A study conducted in Canada by University of Alberta scientists suggests that natural remedies could cause many more harmful side effects than once thought. Mixing herbal medicines and prescriptions could pose undiscovered health risks because many negative reactions are not being reported or tracked.
Pharmacists seldom report adverse reactions experienced by people who use natural health products along with prescription drugs, even though almost half suspect they have seen patients who have had negative side-effects.
The adverse effects of taking prescription drugs with natural health products are dramatically under-reported or not reported at all, so their potential risks may be underestimated by health-care professionals and the public, the study found.
"People look at risks based on what's known. If it's not being reported, it can't be known," said Dr. Sunita Vohra, an associate professor of pediatrics at the University of Alberta and the study's lead author, which was reported in this month's edition of the medical journal The Annals of Pharmacotherapy. "Lack of reporting is a major issue of our knowledge of harms," "If we don't report what natural products react with what medications, how can we effectively counsel patients in what they should avoid combining?"
Vohra said 71 per cent of Canadians use natural health products, such as St. John's wort, echinacea, Chinese medicines, vitamins, herbal remedies or garlic pills. Many of those people also have chronic health issues and take prescription medications, yet because so little research has been done on the topic, they and health-care providers don't understand the potential risks of mixing the substances.
For instance, 95 per cent of the pharmacist respondents said they didn't feel comfortable counseling patients on the possible side-effects of combining garlic with the HIV medication Ritonavir even though reports suggest garlic lowers the concentration of the prescribed drug in the blood.

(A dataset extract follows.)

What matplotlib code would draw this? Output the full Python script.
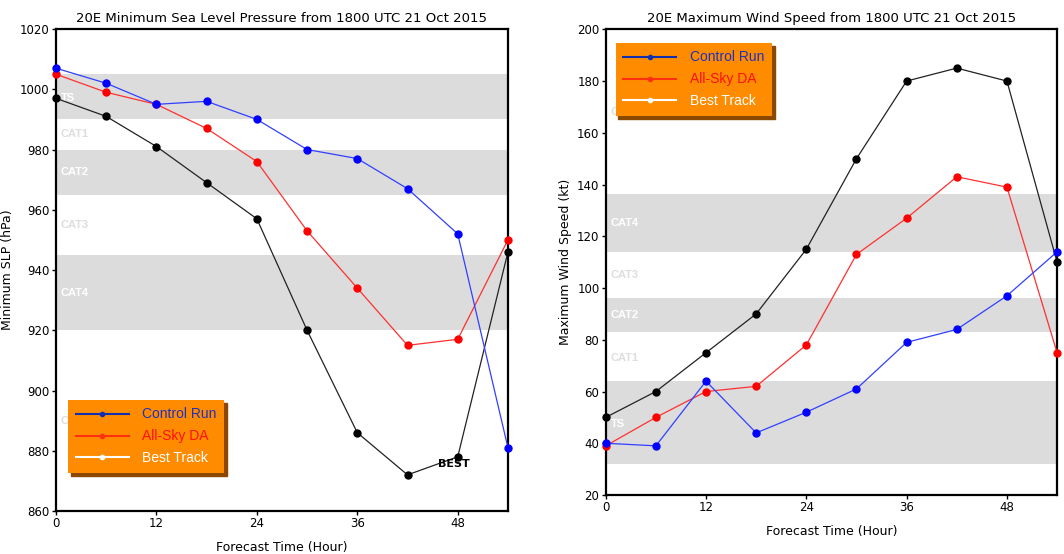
import matplotlib
matplotlib.use('Agg')
import matplotlib.pyplot as plt
from matplotlib.lines import Line2D

hours = [0, 6, 12, 18, 24, 30, 36, 42, 48, 54]

# minimum sea level pressure (hPa)
slp_ctrl = [1007, 1002, 995, 996, 990, 980, 977, 967, 952, 881]
slp_da = [1005, 999, 995, 987, 976, 953, 934, 915, 917, 950]
slp_best = [997, 991, 981, 969, 957, 920, 886, 872, 878, 946]

# maximum wind speed (kt)
wind_ctrl = [40, 39, 64, 44, 52, 61, 79, 84, 97, 114]
wind_da = [39, 50, 60, 62, 78, 113, 127, 143, 139, 75]
wind_best = [50, 60, 75, 90, 115, 150, 180, 185, 180, 110]

# category bands: (name, low, high, shaded)
slp_cats = [('TS', 990, 1005, True), ('CAT1', 980, 990, False),
            ('CAT2', 965, 980, True), ('CAT3', 945, 965, False),
            ('CAT4', 920, 945, True), ('CAT5', 860, 920, False)]
wind_cats = [('TS', 32, 64, True), ('CAT1', 64, 83, False),
             ('CAT2', 83, 96, True), ('CAT3', 96, 114, False),
             ('CAT4', 114, 136.5, True), ('CAT5', 136.5, 200, False)]

fig = plt.figure(figsize=(10.64, 5.54), dpi=100)
ax1 = fig.add_axes([0.0526, 0.0776, 0.4248, 0.870])
ax2 = fig.add_axes([0.5693, 0.1065, 0.4242, 0.8406])


def draw_bands(ax, cats, label_y):
    for (name, lo, hi, shaded), ly in zip(cats, label_y):
        if shaded:
            ax.axhspan(lo, hi, color='#dcdcdc', lw=0, zorder=0)
        ax.text(0.6, ly, name, color='white' if shaded else '#dddddd',
                fontsize=8, fontweight='bold', family='Liberation Sans',
                va='center', ha='left', zorder=1)


def style(ax, title, ylabel, ylim, yticks):
    ax.set_xlim(0, 54)
    ax.set_ylim(*ylim)
    ax.set_xticks([0, 12, 24, 36, 48])
    ax.set_yticks(yticks)
    ax.tick_params(direction='out', length=3, width=1, labelsize=8.5, pad=1.5)
    for s in ax.spines.values():
        s.set_linewidth(1.6)
    ax.set_title(title, fontsize=9.5, pad=5)
    ax.set_xlabel('Forecast Time (Hour)', fontsize=9, labelpad=8)
    ax.set_ylabel(ylabel, fontsize=9, labelpad=4)


def draw_lines(ax, ctrl, da, best):
    kw = dict(lw=0.9, marker='o', ms=5, zorder=3, clip_on=False)
    ax.plot(hours, best, color='#222222', mfc='black', mec='black', **kw)
    ax.plot(hours, da, color='#ff3030', mfc='red', mec='red', **kw)
    ax.plot(hours, ctrl, color='#3040ff', mfc='blue', mec='blue', **kw)


def draw_legend(ax, loc, anchor):
    handles = [Line2D([], [], color='#1030b0', lw=1.5, marker='o', ms=3),
               Line2D([], [], color='#ff3010', lw=1.5, marker='o', ms=3),
               Line2D([], [], color='white', lw=1.5, marker='o', ms=3)]
    leg = ax.legend(handles, ['Control Run', 'All-Sky DA', 'Best Track'],
                    loc=loc, bbox_to_anchor=anchor, frameon=True,
                    fancybox=False, facecolor='#ff8c00', edgecolor='none',
                    framealpha=1, shadow={'color': '#8a4800', 'alpha': 1},
                    handlelength=3.8, handletextpad=1.0, labelspacing=0.57,
                    borderpad=0.55, borderaxespad=0,
                    prop={'family': 'Liberation Sans', 'size': 10},
                    labelcolor=['#2030c0', '#ff1010', 'white'])
    leg.set_zorder(5)


draw_bands(ax1, slp_cats, [997, 985, 972.5, 955, 932.5, 890])
draw_lines(ax1, slp_ctrl, slp_da, slp_best)
style(ax1, '20E Minimum Sea Level Pressure from 1800 UTC 21 Oct 2015',
      'Minimum SLP (hPa)', (860, 1020), range(860, 1021, 20))
ax1.text(45.6, 875.5, 'BEST', fontsize=8, fontweight='bold', color='black',
         ha='left', va='center', zorder=4)
draw_legend(ax1, 'lower left', (0.027, 0.079))

draw_bands(ax2, wind_cats, [47.5, 73, 89.5, 105, 125, 168])
draw_lines(ax2, wind_ctrl, wind_da, wind_best)
style(ax2, '20E Maximum Wind Speed from 1800 UTC 21 Oct 2015',
      'Maximum Wind Speed (kt)', (20, 200), range(20, 201, 20))
draw_legend(ax2, 'upper left', (0.022, 0.971))

fig.savefig('out.png', dpi=100)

Half had not heard that organ transplant patients taking the anti-rejection drug Cyclosporine along with St. John's wort -- commonly used to fight depression -- could cause them to reject their new organ. Many didn't recognize that St. John's wort can cause failure of oral contraceptives, or that cranberry juice -- taken medically to calm bladder infections -- can make the blood-thinning drug Warfarin unstable.
The findings point to an "urgent need" for additional safety data on herbal and other natural products used by millions of Canadians, said the University of Alberta scientists behind the research.

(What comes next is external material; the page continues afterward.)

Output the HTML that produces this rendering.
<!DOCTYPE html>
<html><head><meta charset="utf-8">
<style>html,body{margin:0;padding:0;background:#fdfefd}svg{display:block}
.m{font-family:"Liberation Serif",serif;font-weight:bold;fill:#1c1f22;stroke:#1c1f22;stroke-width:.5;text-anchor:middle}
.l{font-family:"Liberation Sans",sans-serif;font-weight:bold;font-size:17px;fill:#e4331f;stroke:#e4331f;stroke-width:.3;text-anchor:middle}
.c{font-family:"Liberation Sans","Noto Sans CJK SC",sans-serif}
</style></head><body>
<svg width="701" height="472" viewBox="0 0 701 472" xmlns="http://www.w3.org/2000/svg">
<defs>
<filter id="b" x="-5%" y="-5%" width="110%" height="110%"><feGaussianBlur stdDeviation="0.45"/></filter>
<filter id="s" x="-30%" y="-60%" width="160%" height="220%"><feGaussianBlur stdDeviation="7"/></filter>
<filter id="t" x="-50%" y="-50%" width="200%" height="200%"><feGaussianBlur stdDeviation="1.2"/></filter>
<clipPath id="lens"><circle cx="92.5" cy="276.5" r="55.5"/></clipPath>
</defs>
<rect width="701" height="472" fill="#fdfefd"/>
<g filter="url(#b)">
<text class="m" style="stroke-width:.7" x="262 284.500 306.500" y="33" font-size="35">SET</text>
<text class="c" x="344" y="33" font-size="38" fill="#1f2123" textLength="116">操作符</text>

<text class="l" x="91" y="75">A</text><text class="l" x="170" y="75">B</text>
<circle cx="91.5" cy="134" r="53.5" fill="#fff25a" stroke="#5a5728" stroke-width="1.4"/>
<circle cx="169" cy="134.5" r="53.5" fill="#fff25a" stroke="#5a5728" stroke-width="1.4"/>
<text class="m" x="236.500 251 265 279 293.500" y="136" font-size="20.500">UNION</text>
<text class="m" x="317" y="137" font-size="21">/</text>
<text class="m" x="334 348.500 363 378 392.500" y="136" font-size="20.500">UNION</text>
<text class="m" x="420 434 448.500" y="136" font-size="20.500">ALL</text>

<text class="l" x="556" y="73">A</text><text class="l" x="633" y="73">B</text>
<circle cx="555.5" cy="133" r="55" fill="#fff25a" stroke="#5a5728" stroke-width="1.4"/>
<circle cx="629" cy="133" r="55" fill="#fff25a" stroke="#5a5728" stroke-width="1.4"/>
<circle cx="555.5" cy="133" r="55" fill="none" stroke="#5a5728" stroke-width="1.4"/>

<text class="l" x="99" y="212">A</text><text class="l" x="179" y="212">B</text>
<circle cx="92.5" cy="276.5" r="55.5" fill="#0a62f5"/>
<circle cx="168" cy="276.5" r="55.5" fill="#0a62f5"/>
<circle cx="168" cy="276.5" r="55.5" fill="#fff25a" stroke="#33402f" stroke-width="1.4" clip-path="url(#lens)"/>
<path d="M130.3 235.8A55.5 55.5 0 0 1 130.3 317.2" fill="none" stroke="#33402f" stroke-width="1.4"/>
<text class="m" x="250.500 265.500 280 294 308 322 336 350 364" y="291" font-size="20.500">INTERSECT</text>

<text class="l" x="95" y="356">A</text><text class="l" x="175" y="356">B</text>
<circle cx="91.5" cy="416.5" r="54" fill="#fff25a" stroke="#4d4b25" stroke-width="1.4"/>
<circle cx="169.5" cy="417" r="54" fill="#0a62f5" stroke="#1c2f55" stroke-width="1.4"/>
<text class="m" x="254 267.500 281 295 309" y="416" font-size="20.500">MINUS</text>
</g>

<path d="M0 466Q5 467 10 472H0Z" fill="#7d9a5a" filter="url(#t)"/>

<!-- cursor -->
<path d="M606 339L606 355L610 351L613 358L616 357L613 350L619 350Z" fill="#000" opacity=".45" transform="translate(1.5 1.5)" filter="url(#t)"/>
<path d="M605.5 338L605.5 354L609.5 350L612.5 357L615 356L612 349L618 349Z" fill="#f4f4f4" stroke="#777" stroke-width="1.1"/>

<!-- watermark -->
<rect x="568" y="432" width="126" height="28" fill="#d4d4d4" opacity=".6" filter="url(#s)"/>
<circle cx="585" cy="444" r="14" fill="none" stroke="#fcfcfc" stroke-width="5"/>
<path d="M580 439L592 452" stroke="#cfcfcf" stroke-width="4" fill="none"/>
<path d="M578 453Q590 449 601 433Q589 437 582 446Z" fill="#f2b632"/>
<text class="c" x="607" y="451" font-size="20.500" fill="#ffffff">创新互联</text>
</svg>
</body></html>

"This [study] leads us to believe that natural-health product [NHP] adverse events are far more common than previously suspected,"
The lack of reporting of safety problems by health professionals is aggravated by the fact that patients assume natural treatments will cause them no harm, argue the researchers at U of A's Complementary and Alternative Research and Education (CARE) program.
Vohra says "Just because it came from nature doesn't mean it is not active," "It means that, in fact, it may be active, it may be effective, but may also be potentially harmful."
A representative of the Canadian natural-health industry said the research underlines the need for more education, but cautioned against jumping to conclusions about the extent of natural-health side effects until more research is done. Meanwhile, there is increasing evidence of the benefits of natural treatments, said Penelope Marrett, president of the Canadian Health Food Association.
Dr. Vohra, a pediatrician who also has degrees in pharmacology and epidemiology, and her team recently were awarded federal funding for a new pilot project that will see 16 drug stores across the country systematically inquire about and report natural-cure mishaps.
People should make their doctors and pharmacists aware of all the traditional and complementary medicines they are taking, as well as any alternative therapies they are involved with. And health-care workers should routinely ask about the products.
Health Canada is doing its own research on specific interactions between drugs and natural health products, as well as trying to better educate pharmacists and consumers about the issues.